(Data shown)
··········

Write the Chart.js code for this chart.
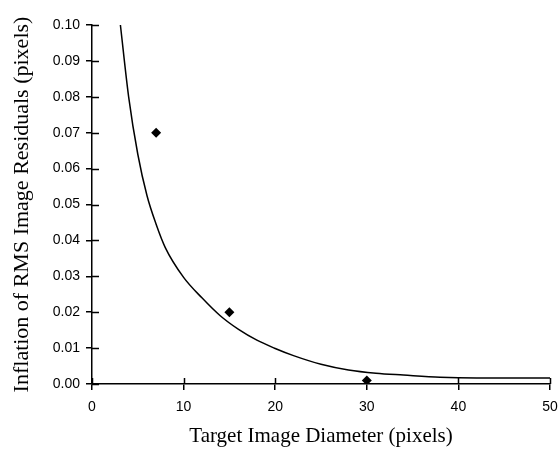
<!DOCTYPE html>
<html>
<head>
<meta charset="utf-8">
<script src="https://cdn.jsdelivr.net/npm/chart.js@4"></script>
<style>
  html, body { margin: 0; padding: 0; background: #fff; }
  #wrap { width: 558px; height: 449px; }
</style>
</head>
<body>
<div id="wrap"><canvas id="chart"></canvas></div>
<script>
// measured points
const measuredX = [7, 15, 30];
const measuredY = [0.07, 0.02, 0.001];

// fitted curve
const curveX = [3.1, 4, 5, 6, 7, 8, 10, 12, 14, 16, 18, 20, 22, 25, 28, 31, 34, 38, 42, 50];
const curveY = [0.1, 0.08, 0.064, 0.0525, 0.0445, 0.038, 0.0297, 0.024, 0.019, 0.0152, 0.0122, 0.0099, 0.0079, 0.0055, 0.0039, 0.003, 0.0025, 0.0019, 0.0017, 0.0017];

const xTicks = [0, 10, 20, 30, 40, 50];
const yTicks = [0, 0.01, 0.02, 0.03, 0.04, 0.05, 0.06, 0.07, 0.08, 0.09, 0.1];

const tickFont = { family: "Liberation Sans", size: 14 };

// tick marks that cross the axis line (inside part)
const innerTicks = {
  id: "innerTicks",
  afterDraw(chart) {
    const ctx = chart.ctx;
    const xs = chart.scales.x, ys = chart.scales.y;
    const area = chart.chartArea;
    ctx.save();
    ctx.strokeStyle = "#000";
    ctx.lineWidth = 1.5;
    ctx.beginPath();
    yTicks.forEach(v => {
      const py = Math.round(ys.getPixelForValue(v)) + 0.5;
      ctx.moveTo(area.left, py);
      ctx.lineTo(area.left + 7, py);
    });
    xTicks.forEach(v => {
      const px = Math.round(xs.getPixelForValue(v)) + 0.5;
      ctx.moveTo(px, area.bottom);
      ctx.lineTo(px, area.bottom - 6);
    });
    ctx.stroke();
    ctx.restore();
  }
};

new Chart(document.getElementById("chart"), {
  type: "scatter",
  data: {
    datasets: [
      {
        label: "fit",
        data: curveX.map((x, i) => ({ x: x, y: curveY[i] })),
        showLine: true,
        borderColor: "#000",
        borderWidth: 1.5,
        pointRadius: 0,
        cubicInterpolationMode: "monotone",
        fill: false
      },
      {
        label: "measured",
        data: measuredX.map((x, i) => ({ x: x, y: measuredY[i] })),
        pointStyle: "rectRot",
        pointRadius: 5,
        backgroundColor: "#000",
        borderColor: "#000",
        borderWidth: 0
      }
    ]
  },
  plugins: [innerTicks],
  options: {
    responsive: true,
    maintainAspectRatio: false,
    animation: false,
    layout: { padding: { top: 25, right: 0, left: 0, bottom: 0 } },
    plugins: { legend: { display: false }, tooltip: { enabled: false } },
    scales: {
      x: {
        type: "linear",
        min: 0, max: 50,
        afterBuildTicks: s => { s.ticks = xTicks.map(v => ({ value: v })); },
        afterFit: s => { s.height = 65; s.paddingRight = 8; },
        border: { color: "#000", width: 1.5 },
        grid: { drawOnChartArea: false, tickLength: 6, color: "#000", lineWidth: 1.5 },
        ticks: { color: "#000", font: tickFont, padding: 9, maxRotation: 0 },
        title: { display: true, text: "Target Image Diameter (pixels)", color: "#000",
                 font: { family: "Liberation Serif", size: 21 }, padding: { top: 0, bottom: 0 } }
      },
      y: {
        type: "linear",
        min: 0, max: 0.1,
        afterBuildTicks: s => { s.ticks = yTicks.map(v => ({ value: v })); },
        afterFit: s => { s.width = 92; },
        border: { color: "#000", width: 1.5 },
        grid: { drawOnChartArea: false, tickLength: 6, color: "#000", lineWidth: 1.5 },
        ticks: { color: "#000", font: tickFont, padding: 6, callback: v => v.toFixed(2) },
        title: { display: true, text: "Inflation of RMS Image Residuals (pixels)", color: "#000",
                 font: { family: "Liberation Serif", size: 22 }, padding: { top: 9, bottom: 0 } }
      }
    }
  }
});
</script>
</body>
</html>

··········

(Set task) Return only the lines from the start of the data through the line that contains "const measuredY = [0.07, 0.02, 0.001];", please, copying them exactly and omitting all pictures.

(Exercise response)
Write the Chart.js code for this chart.
<!DOCTYPE html>
<html>
<head>
<meta charset="utf-8">
<script src="https://cdn.jsdelivr.net/npm/chart.js@4"></script>
<style>
  html, body { margin: 0; padding: 0; background: #fff; }
  #wrap { width: 558px; height: 449px; }
</style>
</head>
<body>
<div id="wrap"><canvas id="chart"></canvas></div>
<script>
// measured points
const measuredX = [7, 15, 30];
const measuredY = [0.07, 0.02, 0.001];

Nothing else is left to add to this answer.